Patrick Modiano’s Honeymoon opens in Milan. It is August and insufferably hot. Jean, the protagonist, is on his way home to Paris but between trains. Since he has four hours to kill, he stops in at the bar across from the train station. It is dark and cool and practically empty. He overhears the conversation between the barman and a customer, who are talking about a French woman who committed suicide in the hotel two days earlier. Intrigued, Jean buys a newspaper and reads the obituary once he is on the train. Later we learn that he knew the woman, Ingrid Teyrsen.
Eighteen years later, Jean returns to Milan. As a documentary filmmaker, he has spent most of his adult life making films about explorers who disappeared. Not only is he tired of making films no one cares about, but he’s tired of his life, so he decides to disappear.
Modiano’s novels often engage with this theme. In Dora Bruder, which I read soon after Modiano won the Nobel Prize for literature in 2014, he investigates the disappearance of Dora, a teenager who ran away from the convent her parents had placed her in during the Occupation in 1941, undoubtedly for her safety. In this work of creative nonfiction, Modiano strives to understand why she would have done such a thing. We soon learn that she and her father were both deported to Auschwitz in September 1942. What happened to her in the interim? Modiano writes:
It seemed to me like I would never find any trace of Dora Bruder.Therefore the yearning that I felt drove me to write a novel, Honeymoon, a way as another for keeping on concentrating my attention on Dora Bruder, and maybe, I said to myself, to elucidate or guess something about her, some place she had been, a detail of her life.

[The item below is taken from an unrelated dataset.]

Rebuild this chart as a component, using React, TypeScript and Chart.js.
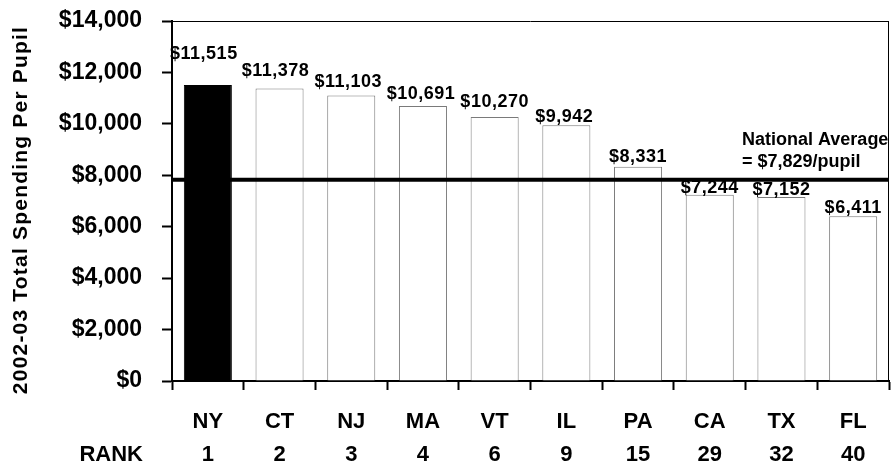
import React, { useEffect, useRef } from 'react';
import { Chart, registerables } from 'chart.js';

Chart.register(...registerables);

// ---- data ----
const states = ['NY', 'CT', 'NJ', 'MA', 'VT', 'IL', 'PA', 'CA', 'TX', 'FL'];
const spending = [11515, 11378, 11103, 10691, 10270, 9942, 8331, 7244, 7152, 6411];
const ranks = [1, 2, 3, 4, 6, 9, 15, 29, 32, 40];
const yMin = 0;
const yMax = 14000;
const yStep = 2000;
const nationalAverage = 7829;
const averageLabel = ['National Average', '= $7,829/pupil'];
const yTitle = '2002-03 Total Spending Per Pupil';
const rankTitle = 'RANK';
const highlightIndex = 0;

// ---- styling (label placement tweaks) ----
const labelGap = [26, 12, 8, 7, 10, 3, 5, 1.5, 2, 3];
const labelShift = [-4, -4, -3, -2, 0, -2, 0, 0, 0, 0];

const FONT = '"Liberation Sans", Arial, Helvetica, sans-serif';
const money = (v: number) => '$' + v.toLocaleString('en-US');

const overlay = {
  id: 'overlay',
  afterDatasetsDraw(chart: any) {
    const { ctx, chartArea: a, scales } = chart;
    const x = scales.x;
    const y = scales.y;
    ctx.save();
    // frame: top and right
    ctx.strokeStyle = '#000';
    ctx.lineWidth = 1;
    ctx.beginPath();
    ctx.moveTo(a.left, a.top + 0.5);
    ctx.lineTo(a.right, a.top + 0.5);
    ctx.moveTo(a.right - 0.5, a.top);
    ctx.lineTo(a.right - 0.5, a.bottom);
    ctx.stroke();

    // national average line
    const ya = y.getPixelForValue(nationalAverage);
    ctx.lineWidth = 4;
    ctx.beginPath();
    ctx.moveTo(a.left, ya);
    ctx.lineTo(a.right, ya);
    ctx.stroke();

    ctx.fillStyle = '#000';
    // value labels
    ctx.font = `bold 18px ${FONT}`;
    (ctx as any).letterSpacing = '0.5px';
    ctx.textAlign = 'center';
    ctx.textBaseline = 'alphabetic';
    const meta = chart.getDatasetMeta(0);
    meta.data.forEach((bar: any, i: number) => {
      ctx.fillText(money(spending[i]), bar.x + labelShift[i], bar.y - labelGap[i]);
    });

    // average annotation
    (ctx as any).letterSpacing = '0px';
    ctx.font = `bold 18px ${FONT}`;
    ctx.textAlign = 'left';
    ctx.textBaseline = 'middle';
    ctx.fillText(averageLabel[0], a.right - 147, ya - 40);
    ctx.fillText(averageLabel[1], a.right - 147, ya - 18);

    // rank row
    ctx.font = `bold 22px ${FONT}`;
    ctx.textAlign = 'center';
    ctx.textBaseline = 'middle';
    ranks.forEach((r, i) => {
      ctx.fillText(String(r), x.getPixelForValue(i), a.bottom + 74);
    });
    ctx.textAlign = 'right';
    ctx.fillText(rankTitle, a.left - 29, a.bottom + 74);

    // y-axis title
    ctx.save();
    ctx.translate(21, (a.top + a.bottom) / 2 + 9);
    ctx.rotate(-Math.PI / 2);
    ctx.font = `bold 21px ${FONT}`;
    (ctx as any).letterSpacing = '1.2px';
    ctx.textAlign = 'center';
    ctx.textBaseline = 'middle';
    ctx.fillText(yTitle, 0, 0);
    ctx.restore();

    ctx.restore();
  },
};

export default function App() {
  const ref = useRef<HTMLCanvasElement | null>(null);

  useEffect(() => {
    document.body.style.margin = '0';
    const canvas = ref.current;
    if (!canvas) return;
    Chart.defaults.font.family = FONT;
    const chart = new Chart(canvas, {
      type: 'bar',
      data: {
        labels: states,
        datasets: [
          {
            data: spending,
            backgroundColor: spending.map((_, i) => (i === highlightIndex ? '#000000' : '#ffffff')),
            borderColor: spending.map((_, i) => (i === highlightIndex ? '#000000' : '#7a7a7a')),
            borderWidth: 1,
            barPercentage: 0.67,
            categoryPercentage: 1,
          },
        ],
      },
      options: {
        responsive: false,
        animation: false,
        devicePixelRatio: 1,
        layout: { autoPadding: false, padding: { left: 0, top: 21, right: 4, bottom: 0 } },
        plugins: {
          legend: { display: false },
          tooltip: { enabled: false },
          title: { display: false },
        },
        scales: {
          x: {
            grid: {
              display: true,
              drawOnChartArea: false,
              offset: true,
              tickLength: 9,
              tickWidth: 2,
              tickColor: '#000',
            },
            border: { display: true, color: '#000', width: 2 },
            ticks: {
              color: '#000',
              font: { size: 22, weight: 'bold', family: FONT },
              padding: 19,
              maxRotation: 0,
              autoSkip: false,
            },
            afterFit: (s: any) => {
              s.height = 85;
              s.paddingLeft = 0;
              s.paddingRight = 0;
            },
          },
          y: {
            min: yMin,
            max: yMax,
            grid: {
              display: true,
              drawOnChartArea: false,
              tickLength: 10,
              tickWidth: 2,
              tickColor: '#000',
            },
            border: { display: true, color: '#000', width: 2 },
            ticks: {
              stepSize: yStep,
              color: '#000',
              font: { size: 23, weight: 'bold', family: FONT },
              padding: 20,
              callback: (v: any) => money(Number(v)),
            },
            afterFit: (s: any) => {
              s.width = 172;
              s.paddingTop = 0;
              s.paddingBottom = 0;
            },
          },
        },
      },
      plugins: [overlay],
    });
    return () => chart.destroy();
  }, []);

  return (
    <div style={{ width: 893, height: 466 }}>
      <canvas ref={ref} width={893} height={466} style={{ display: 'block' }} />
    </div>
  );
}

So Honeymoon was written while writing Dora Bruder, as an exercise to help him understand why Dora ran away. The exercise appears to have worked. Once Jean has staged his disappearance, he returns to Paris, to the shabby suburbs where he once lived, and begins writing the biography of Ingrid Teyrsen, who (like Dora Bruder) was sixteen when he first met her. The writing of the biography triggers a series of flashbacks and speculation about what might have happened to her during the war, all interspersed with glimpses of Jean’s life, both past and present. By the end of the novel, Jean understands only too well why Ingrid took her own life.
Although Dora’s running away was in a very real sense suicidal, the ending of Dora Bruder is somewhat different in tone. However vague, we do get a sense of her life. Modiano writes:
I shall never know how she spent her days, where she hid, in whose company she passed the winter months of her first escape, or the few weeks of spring when she escaped the second time. That is her secret. A poor and precious secret that not even the executioners, the decrees, the occupying authorities, the Depot, the barracks, the camps, History, time–everything that defiles and destroys you–have been able to take away from her. (119)
In writing about Dora’s life, Modiano gave it meaning, at the same time granting a sense of reality to all the others who disappeared and died during the Holocaust. For this, he undoubtedly deserved the Nobel Prize.